[Start of Data provided]

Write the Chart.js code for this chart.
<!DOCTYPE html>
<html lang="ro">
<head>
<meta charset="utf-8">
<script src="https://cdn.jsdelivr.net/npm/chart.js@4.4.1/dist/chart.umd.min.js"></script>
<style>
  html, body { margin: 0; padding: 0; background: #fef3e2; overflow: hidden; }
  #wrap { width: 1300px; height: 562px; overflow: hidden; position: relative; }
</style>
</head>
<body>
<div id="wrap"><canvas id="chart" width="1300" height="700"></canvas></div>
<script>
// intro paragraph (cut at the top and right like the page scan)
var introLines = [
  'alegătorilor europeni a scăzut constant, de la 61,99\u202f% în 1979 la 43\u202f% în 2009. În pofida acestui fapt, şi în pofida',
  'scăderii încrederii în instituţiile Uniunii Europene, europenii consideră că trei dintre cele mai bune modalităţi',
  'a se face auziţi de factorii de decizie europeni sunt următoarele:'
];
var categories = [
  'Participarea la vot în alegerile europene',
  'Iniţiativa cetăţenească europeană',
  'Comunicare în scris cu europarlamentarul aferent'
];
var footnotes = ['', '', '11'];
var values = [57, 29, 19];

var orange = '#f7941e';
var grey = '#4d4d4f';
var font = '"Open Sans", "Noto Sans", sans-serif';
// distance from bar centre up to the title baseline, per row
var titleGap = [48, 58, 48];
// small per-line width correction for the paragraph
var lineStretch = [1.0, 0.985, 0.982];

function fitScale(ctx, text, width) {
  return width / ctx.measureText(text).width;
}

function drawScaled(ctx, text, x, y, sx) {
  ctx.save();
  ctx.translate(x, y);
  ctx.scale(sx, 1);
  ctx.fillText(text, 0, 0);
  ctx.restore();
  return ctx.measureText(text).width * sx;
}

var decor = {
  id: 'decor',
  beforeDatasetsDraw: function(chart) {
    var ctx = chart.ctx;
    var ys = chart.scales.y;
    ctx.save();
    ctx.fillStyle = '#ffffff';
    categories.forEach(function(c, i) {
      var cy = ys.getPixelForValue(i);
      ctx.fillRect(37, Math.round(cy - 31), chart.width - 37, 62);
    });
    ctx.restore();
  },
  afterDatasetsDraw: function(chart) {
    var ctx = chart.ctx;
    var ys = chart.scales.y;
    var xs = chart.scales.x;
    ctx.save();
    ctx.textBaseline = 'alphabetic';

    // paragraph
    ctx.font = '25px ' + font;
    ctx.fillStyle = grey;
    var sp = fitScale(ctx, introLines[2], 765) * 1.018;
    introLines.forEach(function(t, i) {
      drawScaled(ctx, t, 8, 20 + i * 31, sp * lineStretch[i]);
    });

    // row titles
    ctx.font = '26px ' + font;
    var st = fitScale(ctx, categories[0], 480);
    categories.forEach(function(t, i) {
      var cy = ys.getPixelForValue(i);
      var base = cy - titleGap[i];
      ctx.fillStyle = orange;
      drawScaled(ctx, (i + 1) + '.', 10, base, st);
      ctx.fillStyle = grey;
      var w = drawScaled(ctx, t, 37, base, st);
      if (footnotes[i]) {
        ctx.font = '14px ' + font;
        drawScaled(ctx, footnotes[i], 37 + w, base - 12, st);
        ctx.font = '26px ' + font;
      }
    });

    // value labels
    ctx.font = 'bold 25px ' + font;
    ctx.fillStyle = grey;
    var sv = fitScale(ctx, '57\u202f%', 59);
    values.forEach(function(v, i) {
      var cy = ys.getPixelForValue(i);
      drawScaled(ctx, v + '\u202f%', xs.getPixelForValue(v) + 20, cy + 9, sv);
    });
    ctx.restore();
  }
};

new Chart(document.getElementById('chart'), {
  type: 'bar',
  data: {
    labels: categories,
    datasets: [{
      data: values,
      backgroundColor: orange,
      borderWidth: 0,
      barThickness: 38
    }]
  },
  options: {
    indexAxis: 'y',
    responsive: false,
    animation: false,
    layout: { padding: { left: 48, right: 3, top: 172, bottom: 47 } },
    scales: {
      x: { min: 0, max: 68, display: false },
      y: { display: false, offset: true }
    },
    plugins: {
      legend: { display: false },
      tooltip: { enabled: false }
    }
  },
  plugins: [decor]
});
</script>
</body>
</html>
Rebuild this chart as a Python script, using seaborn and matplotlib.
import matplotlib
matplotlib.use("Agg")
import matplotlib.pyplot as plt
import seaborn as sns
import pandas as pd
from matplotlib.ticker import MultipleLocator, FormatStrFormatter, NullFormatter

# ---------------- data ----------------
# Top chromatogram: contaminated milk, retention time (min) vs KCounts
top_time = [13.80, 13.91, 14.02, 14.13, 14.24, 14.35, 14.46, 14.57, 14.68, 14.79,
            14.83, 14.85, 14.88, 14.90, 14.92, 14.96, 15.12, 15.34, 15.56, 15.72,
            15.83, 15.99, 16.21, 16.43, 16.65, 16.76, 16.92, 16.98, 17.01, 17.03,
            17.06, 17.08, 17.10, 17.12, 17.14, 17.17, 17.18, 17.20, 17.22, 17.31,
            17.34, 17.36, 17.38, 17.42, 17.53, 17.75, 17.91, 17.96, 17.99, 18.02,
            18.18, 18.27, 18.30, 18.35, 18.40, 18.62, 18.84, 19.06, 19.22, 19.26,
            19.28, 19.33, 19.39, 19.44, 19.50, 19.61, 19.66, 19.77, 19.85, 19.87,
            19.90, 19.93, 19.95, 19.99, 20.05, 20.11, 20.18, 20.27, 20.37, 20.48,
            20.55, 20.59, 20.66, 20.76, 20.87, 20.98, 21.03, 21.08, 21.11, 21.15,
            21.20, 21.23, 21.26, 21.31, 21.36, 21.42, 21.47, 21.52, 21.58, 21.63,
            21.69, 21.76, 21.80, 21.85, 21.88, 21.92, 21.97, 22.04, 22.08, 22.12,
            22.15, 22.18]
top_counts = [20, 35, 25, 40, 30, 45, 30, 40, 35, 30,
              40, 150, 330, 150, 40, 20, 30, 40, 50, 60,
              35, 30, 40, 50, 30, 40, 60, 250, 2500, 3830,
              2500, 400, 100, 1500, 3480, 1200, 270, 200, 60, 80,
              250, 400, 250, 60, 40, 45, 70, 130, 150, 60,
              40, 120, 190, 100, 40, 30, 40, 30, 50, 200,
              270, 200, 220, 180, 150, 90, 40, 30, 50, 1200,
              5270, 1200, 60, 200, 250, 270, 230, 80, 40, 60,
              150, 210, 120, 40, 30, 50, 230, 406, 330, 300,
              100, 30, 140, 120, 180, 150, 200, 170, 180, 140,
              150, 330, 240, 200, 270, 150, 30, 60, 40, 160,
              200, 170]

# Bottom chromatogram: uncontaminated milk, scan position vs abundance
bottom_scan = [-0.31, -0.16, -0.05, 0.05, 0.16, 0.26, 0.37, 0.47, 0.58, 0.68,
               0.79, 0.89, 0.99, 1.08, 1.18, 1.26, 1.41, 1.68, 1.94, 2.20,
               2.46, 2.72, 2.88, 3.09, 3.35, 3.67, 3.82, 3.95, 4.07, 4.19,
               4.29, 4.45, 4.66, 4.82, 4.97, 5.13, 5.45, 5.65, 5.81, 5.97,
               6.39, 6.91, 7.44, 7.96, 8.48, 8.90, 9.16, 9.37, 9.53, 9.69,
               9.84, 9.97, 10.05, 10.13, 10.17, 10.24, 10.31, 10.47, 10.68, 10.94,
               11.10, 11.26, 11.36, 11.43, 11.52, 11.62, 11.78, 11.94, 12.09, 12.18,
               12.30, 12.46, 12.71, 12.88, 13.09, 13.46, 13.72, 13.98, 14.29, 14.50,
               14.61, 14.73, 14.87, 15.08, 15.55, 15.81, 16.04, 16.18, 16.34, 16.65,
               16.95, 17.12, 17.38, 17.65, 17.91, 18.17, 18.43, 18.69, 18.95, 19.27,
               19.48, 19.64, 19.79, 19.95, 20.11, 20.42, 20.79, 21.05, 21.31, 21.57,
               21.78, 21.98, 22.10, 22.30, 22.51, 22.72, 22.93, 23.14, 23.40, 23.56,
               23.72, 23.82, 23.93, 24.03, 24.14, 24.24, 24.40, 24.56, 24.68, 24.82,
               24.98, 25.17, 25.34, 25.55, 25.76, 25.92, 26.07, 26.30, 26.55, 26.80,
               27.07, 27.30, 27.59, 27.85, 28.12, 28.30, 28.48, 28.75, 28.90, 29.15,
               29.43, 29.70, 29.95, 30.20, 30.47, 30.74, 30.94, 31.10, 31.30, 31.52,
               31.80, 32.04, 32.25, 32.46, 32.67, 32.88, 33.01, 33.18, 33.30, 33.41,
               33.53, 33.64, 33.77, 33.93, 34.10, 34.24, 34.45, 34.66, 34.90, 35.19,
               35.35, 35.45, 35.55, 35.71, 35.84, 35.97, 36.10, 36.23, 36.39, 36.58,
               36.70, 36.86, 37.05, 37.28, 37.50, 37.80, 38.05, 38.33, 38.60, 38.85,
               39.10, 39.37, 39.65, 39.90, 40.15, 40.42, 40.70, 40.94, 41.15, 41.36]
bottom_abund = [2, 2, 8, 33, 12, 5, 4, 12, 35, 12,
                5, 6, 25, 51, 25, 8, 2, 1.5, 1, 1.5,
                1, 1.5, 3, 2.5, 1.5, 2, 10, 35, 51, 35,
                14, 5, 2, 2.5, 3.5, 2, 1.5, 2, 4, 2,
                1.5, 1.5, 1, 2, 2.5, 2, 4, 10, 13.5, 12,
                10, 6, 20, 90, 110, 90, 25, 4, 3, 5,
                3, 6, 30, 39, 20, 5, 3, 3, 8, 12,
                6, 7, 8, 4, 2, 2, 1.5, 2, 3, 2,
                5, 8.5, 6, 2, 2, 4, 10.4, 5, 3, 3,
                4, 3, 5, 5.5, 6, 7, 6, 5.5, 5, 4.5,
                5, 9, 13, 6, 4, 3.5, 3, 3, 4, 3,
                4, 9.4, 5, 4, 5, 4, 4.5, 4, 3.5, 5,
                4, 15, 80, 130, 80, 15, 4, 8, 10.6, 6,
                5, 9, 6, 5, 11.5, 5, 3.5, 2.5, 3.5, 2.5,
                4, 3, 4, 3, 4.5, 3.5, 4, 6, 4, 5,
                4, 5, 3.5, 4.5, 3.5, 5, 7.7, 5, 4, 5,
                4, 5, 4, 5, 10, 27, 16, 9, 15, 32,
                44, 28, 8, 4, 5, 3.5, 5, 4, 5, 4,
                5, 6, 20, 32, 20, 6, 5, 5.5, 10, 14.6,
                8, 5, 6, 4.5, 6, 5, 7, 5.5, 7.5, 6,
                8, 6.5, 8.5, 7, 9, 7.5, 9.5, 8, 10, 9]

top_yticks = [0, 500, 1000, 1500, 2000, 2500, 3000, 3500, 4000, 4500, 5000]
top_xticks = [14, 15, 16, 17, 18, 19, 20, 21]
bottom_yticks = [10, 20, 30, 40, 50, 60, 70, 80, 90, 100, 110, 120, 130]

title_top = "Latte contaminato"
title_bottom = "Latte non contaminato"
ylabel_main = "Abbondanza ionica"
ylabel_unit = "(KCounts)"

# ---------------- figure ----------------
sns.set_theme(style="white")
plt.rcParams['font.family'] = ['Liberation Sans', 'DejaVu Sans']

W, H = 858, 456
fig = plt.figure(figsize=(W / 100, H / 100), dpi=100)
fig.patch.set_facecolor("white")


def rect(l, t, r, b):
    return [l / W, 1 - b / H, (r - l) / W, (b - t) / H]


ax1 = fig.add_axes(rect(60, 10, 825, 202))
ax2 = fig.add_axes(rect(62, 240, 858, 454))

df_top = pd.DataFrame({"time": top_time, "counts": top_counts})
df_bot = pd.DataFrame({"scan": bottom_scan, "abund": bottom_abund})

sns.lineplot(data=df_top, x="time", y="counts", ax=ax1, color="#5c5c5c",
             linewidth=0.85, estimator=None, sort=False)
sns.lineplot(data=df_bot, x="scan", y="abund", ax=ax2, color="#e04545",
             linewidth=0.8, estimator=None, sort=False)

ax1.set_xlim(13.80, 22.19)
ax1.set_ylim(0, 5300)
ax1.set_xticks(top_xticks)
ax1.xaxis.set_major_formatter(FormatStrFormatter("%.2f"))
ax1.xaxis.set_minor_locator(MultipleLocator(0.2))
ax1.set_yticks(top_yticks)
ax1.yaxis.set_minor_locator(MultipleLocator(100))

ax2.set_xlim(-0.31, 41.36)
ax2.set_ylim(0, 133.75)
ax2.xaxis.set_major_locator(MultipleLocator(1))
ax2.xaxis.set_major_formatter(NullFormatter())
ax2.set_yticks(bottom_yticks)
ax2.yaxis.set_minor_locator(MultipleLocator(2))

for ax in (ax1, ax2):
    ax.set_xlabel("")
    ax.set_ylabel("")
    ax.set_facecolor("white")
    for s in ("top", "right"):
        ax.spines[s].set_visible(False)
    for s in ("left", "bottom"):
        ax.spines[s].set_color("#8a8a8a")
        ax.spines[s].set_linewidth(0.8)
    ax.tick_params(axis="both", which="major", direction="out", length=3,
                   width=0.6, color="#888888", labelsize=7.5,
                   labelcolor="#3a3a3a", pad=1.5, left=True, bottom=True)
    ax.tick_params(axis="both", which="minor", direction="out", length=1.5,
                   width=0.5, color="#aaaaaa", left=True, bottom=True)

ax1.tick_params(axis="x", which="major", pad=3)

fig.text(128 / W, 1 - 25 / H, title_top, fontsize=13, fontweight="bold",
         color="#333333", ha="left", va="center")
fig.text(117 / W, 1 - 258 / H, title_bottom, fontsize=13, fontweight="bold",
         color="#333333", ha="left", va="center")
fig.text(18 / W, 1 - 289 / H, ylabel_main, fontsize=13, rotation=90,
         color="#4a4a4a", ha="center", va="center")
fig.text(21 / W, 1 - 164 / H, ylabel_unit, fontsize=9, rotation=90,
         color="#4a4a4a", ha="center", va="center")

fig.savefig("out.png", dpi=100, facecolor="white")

[End of Data provided]

● Set exercise:
Only the lines from the one containing "Rebuild this chart" through the one containing "from matplotlib.ticker import" are to be reproduced, exactly as they appear.

● Final result:
Rebuild this chart as a Python script, using seaborn and matplotlib.
import matplotlib
matplotlib.use("Agg")
import matplotlib.pyplot as plt
import seaborn as sns
import pandas as pd
from matplotlib.ticker import MultipleLocator, FormatStrFormatter, NullFormatter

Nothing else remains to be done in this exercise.